Bon, on arrêtera là, revenons à ceux de ces « petits maîtres qui ont un peu de célébrité : l’un est Joseph Garibaldi auquel Regards de Provence avait consacré une belle exposition en 2012 : un vrai Marseillais, né sur place — cet amoureux de la lumière de Marseille était fils d’un travailleur immigré italien travaillant pour l’entreprise Noilly Prat à Marseille ! Le plus connu de tous est Félix Ziem, le premier artiste qui a vu de son vivant une œuvre entrer au musée du Louvre, amoureux fou de toute la Méditerranée et en particulier du port de Marseille, qui a fini sa vie à Martigues, où il a un joli musée aujourd’hui.
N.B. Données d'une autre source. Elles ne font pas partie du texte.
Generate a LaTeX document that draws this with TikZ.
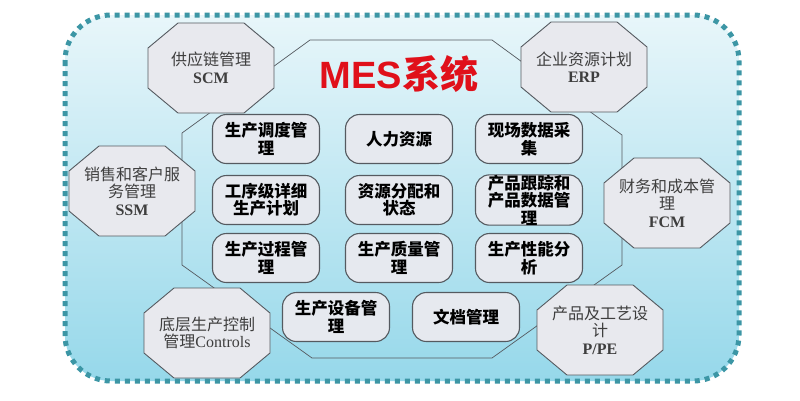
\documentclass[tikz,border=0pt]{standalone}
\usepackage{fontspec}
\setmainfont{Liberation Serif}
\newfontfamily\cjk{Noto Sans CJK SC}
\newfontfamily\titlefont{Liberation Sans}
\usetikzlibrary{shapes.misc}
\definecolor{bordercol}{HTML}{3C96A5}
\definecolor{bgtop}{HTML}{E8F6FA}
\definecolor{bgbot}{HTML}{96D8EA}
\definecolor{boxfill}{HTML}{E6E9EF}
\definecolor{octfill}{HTML}{E8E9EE}
\definecolor{linecol}{HTML}{555A60}
\definecolor{octtextcol}{HTML}{3E3E3E}
\definecolor{titlered}{HTML}{E0101A}
\tikzset{
  modbox/.style={draw=linecol, line width=1.1pt, fill=boxfill, rounded corners=14pt,
    minimum width=107pt, minimum height=49pt, align=center, inner sep=0pt,
    font=\cjk\bfseries\fontsize{16.5}{17.5}\selectfont, text=black},
  octshape/.style={draw=linecol, line width=0.9pt, fill=octfill},
  octtext/.style={align=center, inner sep=0pt, text=octtextcol,
    font=\fontsize{16}{17.5}\selectfont},
  innerline/.style={draw=linecol, line width=0.7pt}
}
\newcommand\octnode[3]{%
  \draw[octshape, shift={(#2)}] (-63,-20) -- (-33,-45) -- (33,-45) -- (63,-20) -- (63,20) -- (33,45) -- (-33,45) -- (-63,20) -- cycle;
  \node[octtext] (#1) at (#2) {#3};
}
\begin{document}
\begin{tikzpicture}[x=1pt,y=-1pt]
\useasboundingbox (0,0) rectangle (800,400);
\fill[white] (0,0) rectangle (800,400);
% outer rounded area
\shade[top color=bgtop, bottom color=bgbot, rounded corners=46pt] (65,15) rectangle (739,381);
\draw[bordercol, line width=5pt, dash pattern=on 5pt off 5pt, rounded corners=46pt] (65,15) rectangle (739,381);
% inner octagon
\draw[innerline] (182,133) -- (310,40) -- (492,40) -- (622,135) -- (622,265) -- (492,358) -- (312,358) -- (182,265) -- cycle;
% outer modules
\octnode{scm}{211,68}{{\cjk 供应链管理}\\\textbf{SCM}}
\octnode{erp}{584,67}{{\cjk 企业资源计划}\\\textbf{ERP}}
\octnode{ssm}{132,191}{{\cjk 销售和客户服}\\{\cjk 务管理}\\\textbf{SSM}}
\octnode{fcm}{667,203}{{\cjk 财务和成本管}\\{\cjk 理}\\\textbf{FCM}}
\octnode{ctl}{207,333}{{\cjk 底层生产控制}\\{\cjk 管理}Controls}
\octnode{ppe}{600,330}{{\cjk 产品及工艺设}\\{\cjk 计}\\\textbf{P/PE}}
% title
\node[text=titlered, font=\bfseries\fontsize{38}{40}\selectfont, inner sep=0pt] (title) at (399,74) {{\titlefont MES}{\cjk 系统}};
% inner modules
\node[modbox] (m11) at (266,139) {生产调度管\\理};
\node[modbox] (m12) at (399,139) {人力资源};
\node[modbox] (m13) at (529,139) {现场数据采\\集};
\node[modbox] (m21) at (266,200) {工序级详细\\生产计划};
\node[modbox] (m22) at (399,200) {资源分配和\\状态};
\node[modbox] (m23) at (529,200) {产品跟踪和\\产品数据管\\理};
\node[modbox] (m31) at (266,258) {生产过程管\\理};
\node[modbox] (m32) at (399,258) {生产质量管\\理};
\node[modbox] (m33) at (529,258) {生产性能分\\析};
\node[modbox] (m41) at (336,317) {生产设备管\\理};
\node[modbox] (m42) at (466,317) {文档管理};
\end{tikzpicture}
\end{document}
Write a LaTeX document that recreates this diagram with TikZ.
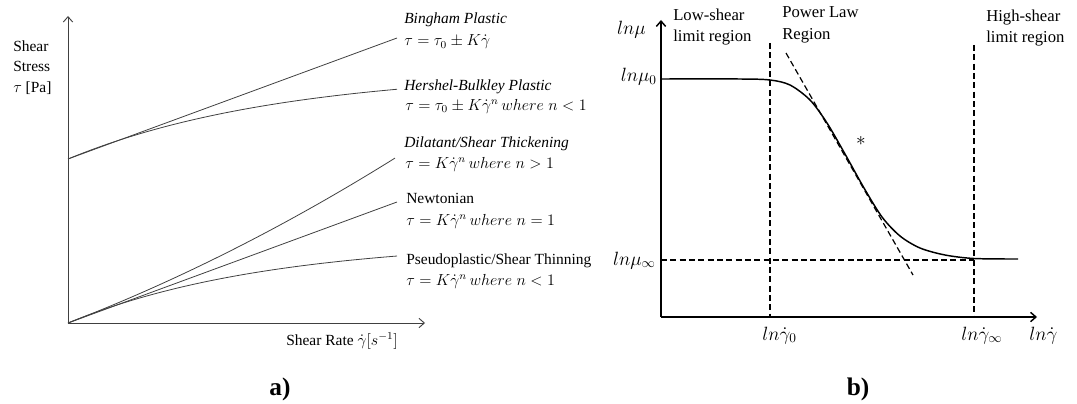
\documentclass[tikz,border=0pt]{standalone}
\usepackage{fontspec}
\setmainfont{Liberation Serif}
\usetikzlibrary{arrows.meta}
\begin{document}
\begin{tikzpicture}[x=0.75pt,y=-0.75pt,
  axisA/.style={draw=black!75, line width=0.7pt, -{Straight Barb[length=4pt,width=7pt]}},
  curveA/.style={draw=black!75, line width=0.6pt},
  axisB/.style={draw=black, line width=1.1pt, -{Straight Barb[length=4pt,width=7pt]}},
  curveB/.style={draw=black, line width=1.1pt},
  guide/.style={draw=black, line width=0.9pt, dash pattern=on 4.5pt off 2.5pt},
  txt/.style={font=\fontsize{11.6}{14}\selectfont, anchor=base west, inner sep=0pt},
  region/.style={font=\fontsize{12.5}{15}\selectfont, anchor=base west, inner sep=0pt},
  mlbl/.style={font=\fontsize{14.5}{17}\selectfont, inner sep=0pt},
  panel/.style={font=\fontsize{19}{22}\selectfont\bfseries, inner sep=0pt}
]
\useasboundingbox (0,0) rectangle (1077,403);

% ---------- (a) shear stress vs shear rate ----------
\coordinate (oA) at (68,323);
\coordinate (yA) at (68,16);
\coordinate (xA) at (425,323);
\coordinate (tau0) at (68,159);
\draw[axisA] (oA) -- (yA);
\draw[axisA] (oA) -- (xA);

% Bingham plastic
\draw[curveA] (tau0) -- (397,38);
% Herschel-Bulkley plastic
\draw[curveA] plot[domain=0:329, samples=60] ({68+\x},{159-89*(1-exp(-\x/215))});
% dilatant
\draw[curveA] plot[domain=0:327, samples=60] ({68+\x},{323-0.3846*\x-0.000367*\x*\x});
% Newtonian
\draw[curveA] (oA) -- (397,202);
% pseudoplastic
\draw[curveA] plot[domain=0:329, samples=60] ({68+\x},{323-83*(1-exp(-\x/200))});

\node[txt] (ys1) at (13,52) {Shear};
\node[txt] (ys2) at (13,72) {Stress};
\node[txt] (ys3) at (13,93) {$\tau$ [Pa]};

\node[txt] (bingT) at (404,24) {\itshape Bingham Plastic};
\node[txt] (bingE) at (404,46) {$\tau=\tau_0\pm K\dot{\gamma}$};
\node[txt] (hbT) at (404,90) {\itshape Hershel-Bulkley Plastic};
\node[txt] (hbE) at (405,110) {$\tau=\tau_0\pm K\dot{\gamma}^n\,where\;n<1$};
\node[txt] (dilT) at (404,147) {\itshape Dilatant/Shear Thickening};
\node[txt] (dilE) at (405,168) {$\tau=K\dot{\gamma}^n\,where\;n>1$};
\node[txt] (newT) at (406,203) {Newtonian};
\node[txt] (newE) at (406,225) {$\tau=K\dot{\gamma}^n\,where\;n=1$};
\node[txt] (psT) at (406,264) {Pseudoplastic/Shear Thinning};
\node[txt] (psE) at (406,285) {$\tau=K\dot{\gamma}^n\,where\;n<1$};
\node[txt] (xlabA) at (286,345) {Shear Rate $\dot{\gamma}[s^{-1}]$};

\node[panel] (pa) at (280,389) {a)};

% ---------- (b) viscosity vs shear rate, log-log ----------
\coordinate (oB) at (661,317);
\coordinate (yB) at (661,20);
\coordinate (xB) at (1037,317);
\draw[axisB] (oB) -- (yB);
\draw[axisB] (oB) -- (xB);

% region boundaries and asymptotes
\draw[guide] (770,43) -- (770,317);
\draw[guide] (974,45) -- (974,317);
\draw[guide] (661,260) -- (974,260);
\draw[guide] (786,53) -- (913,275);

% flow curve
\draw[curveB] plot[smooth, tension=0.5] coordinates {
  (661,79) (740,79) (770,80) (790,85) (810,100) (827,123) (845,154)
  (864,188) (882,217) (900,236) (920,248) (945,255) (974,258.5) (1018,259)};

\node[region] (lowA) at (673,21) {Low-shear};
\node[region] (lowB) at (673,42) {limit region};
\node[region] (powA) at (782,18) {Power Law};
\node[region] (powB) at (782,40) {Region};
\node[region] (highA) at (986,22) {High-shear};
\node[region] (highB) at (986,43) {limit region};

\node[mlbl, anchor=base east] (mu) at (646,35) {$ln\mu$};
\node[mlbl, anchor=base east] (mu0) at (657,82) {$ln\mu_0$};
\node[mlbl, anchor=base east] (muinf) at (656,265) {$ln\mu_\infty$};
\node[mlbl, anchor=base west] (g0) at (762,340) {$ln\dot{\gamma}_0$};
\node[mlbl, anchor=base west] (ginf) at (961,340) {$ln\dot{\gamma}_\infty$};
\node[mlbl, anchor=base west] (gx) at (1029,340) {$ln\dot{\gamma}$};
\node[mlbl] (star) at (861,141) {$*$};

\node[panel] (pb) at (858,389) {b)};
\end{tikzpicture}
\end{document}
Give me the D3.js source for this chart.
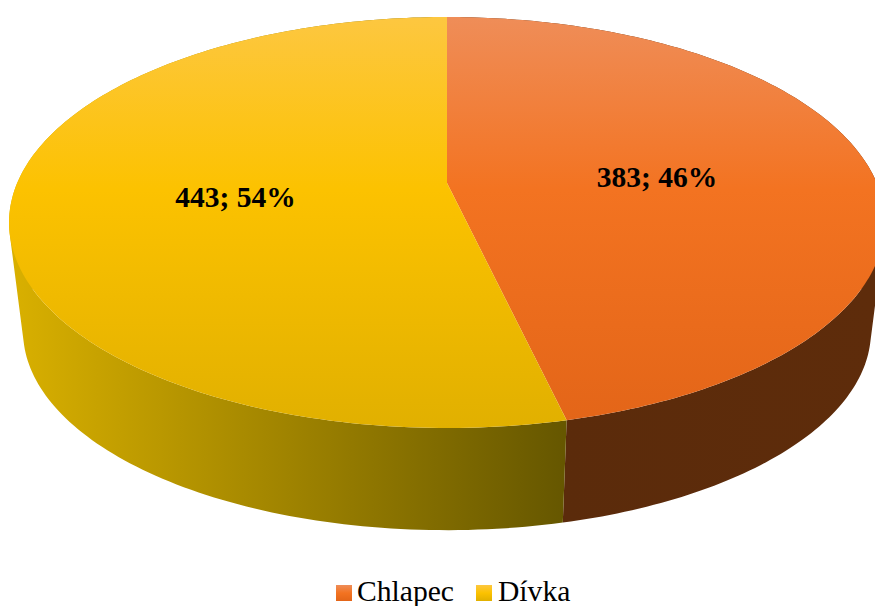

Bien Français, celui-là, né en Côte-d’Or… et fils d’un émigré polonais lui-même d’origine arménienne ! On n’en sort pas, c’est le complot mondialiste qui est « éternel »… ou en termes plus simples, c’est le brassage permanent qui a fait de nous ce que nous sommes !
Jusqu’où nous faudrait-il reculer pour trouver dans l’art une représentation pure d’une « vraie Marseille » débarrassée des étrangers ? Peut-être ce dernier texte, signé Cicéron, l’écrivain contemporain d’Astérix, nous y aidera-t-il : il y est bien question d’une ville cernée par les Barbares. Euh… la ville que Cicéron admirait pour ses institutions était une ville grecque, et les « Barbares » en question étaient …« nos ancêtres les Gaulois » (qui en réalité étaient alors des Ligures, et pas des Gaulois, mais c’est une autre histoire). Bref, Marseille n’est pas plus éternelle que la France, les seuls défenseurs des traditions et de l’identité sont ceux qui assument l’histoire cosmopolite et turbulente de la ville.
Allez voir cette petite exposition : on s’en met plein les yeux, on rêve au passé et au présent de la ville… et on reprend confiance en l’avenir, en confirmant s’il le fallait encore que ce qui est étranger à Marseille et au Sud, c’est le FN.